Ozik felt sick at the sound of his own voice, of the dark tenor it had taken with this deity’s occupation of his body.
“Sutherland,” Zetyr greeted the pirate captain, rendering Roman as nothing but a scorned lover who would chase Vaasa into hell if that’s what it took to avenge her abandonment of him.
Captain Sutherland looked up. He had just spent the past few weeks locked in the Mekes prison, courtesy of Lord Karev and the new regime he had established in the prison.
No doubt, Roman had set Sutherland free.
Ozik needed very little to know the truths of people—to see their faults.
Roman’s was his delusional loyalty. He followed even the worst of people into battle.
“We intend to depart now,” the pirate king said, his Asteryan accent thick. “They will be lost beneath the waves.”
Zetyr looked down at where Veragi had severed his hand.
Though magic had healed him in kind, this time, the goddess had a left a mark.
An ugly, jagged scar that extended around his wrist like a bracelet.
Proof of his vulnerability. Proof that Zetyr, and therefore Ozik, could be killed.
“Bring me back the necklace and the ring, or do not bother to return,” Zetyr stated.
The ring. But Vaasa didn’t have it.
Roman gazed upon the deity, seemingly without a clue it wasn’t Ozik he spoke to.
Yet Roman’s gaze turned assessing, even if just for a moment.
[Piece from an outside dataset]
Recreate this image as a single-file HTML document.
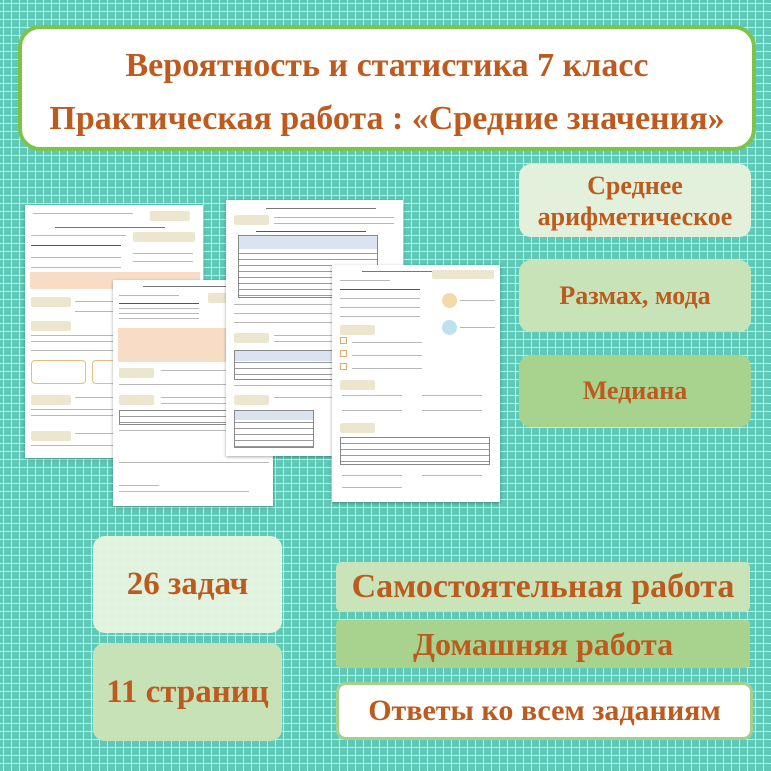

The sentinel had always been smarter than he seemed, more resourceful.
He had witnessed Ozik’s struggle against Zetyr in the hallway the night Vaasa had attempted to slit Ozik’s throat.
He knew the magic that plagued Ozik made him less like himself.
Roman’s gaze darted down to the empty finger on Zetyr’s hand, where the anchor no longer lived. Just as quickly as he’d looked, he met Zetyr’s eyes once more.
It was the only chance Ozik had.
Ozik screamed in his own mind, used every ounce of strength he had left to send one phrase across the planes between them, to force one thing up his throat and out of Zetyr’s lips. He said it over and over and—
“Remember our bargain,” Zetyr spat angrily, communicating the words Ozik was trying to say.
In exchange for Roman’s position as lead sentinel, he had agreed to do one thing above all else: Keep Vaasalisa Kozár alive. If she died, so did Roman.
It was the only promise Ozik had made to Vena Kozár that he would not break. To save her daughter, no matter what it cost.
Pain shot through all that was left of Ozik, and exhaustion overtook him.
Zetyr beat Ozik back until he couldn’t even see out his own eyes.
His senses went dark, and he hid in the burrows of his magic, in the place that Zetyr had occupied for hundreds of years before Ozik’s father had set him loose.
The place Ozik had built inside himself that fateful day when he’d sealed Zetyr into his own body.
Around Ozik, the dark walls of the tomb of Zetyr rose higher and higher, a perfect replica of the one waiting for Vaasa in Wrultho.
Next to his feet, a red pool of magic swirled.
He had shown Vaasa this place, this darkest recess of his mind, so she knew precisely what to look for when she was strong enough to channel his magic entirely.
If she wanted to, she could find him here.
Ozik sat upon the ground next to the pool of magic, dipping his fingers into the crimson water. And just as he had after Vena’s death, Ozik faded into obscurity, having lost his fight against Zetyr.
He was unsure when, or if, he would ever rise again.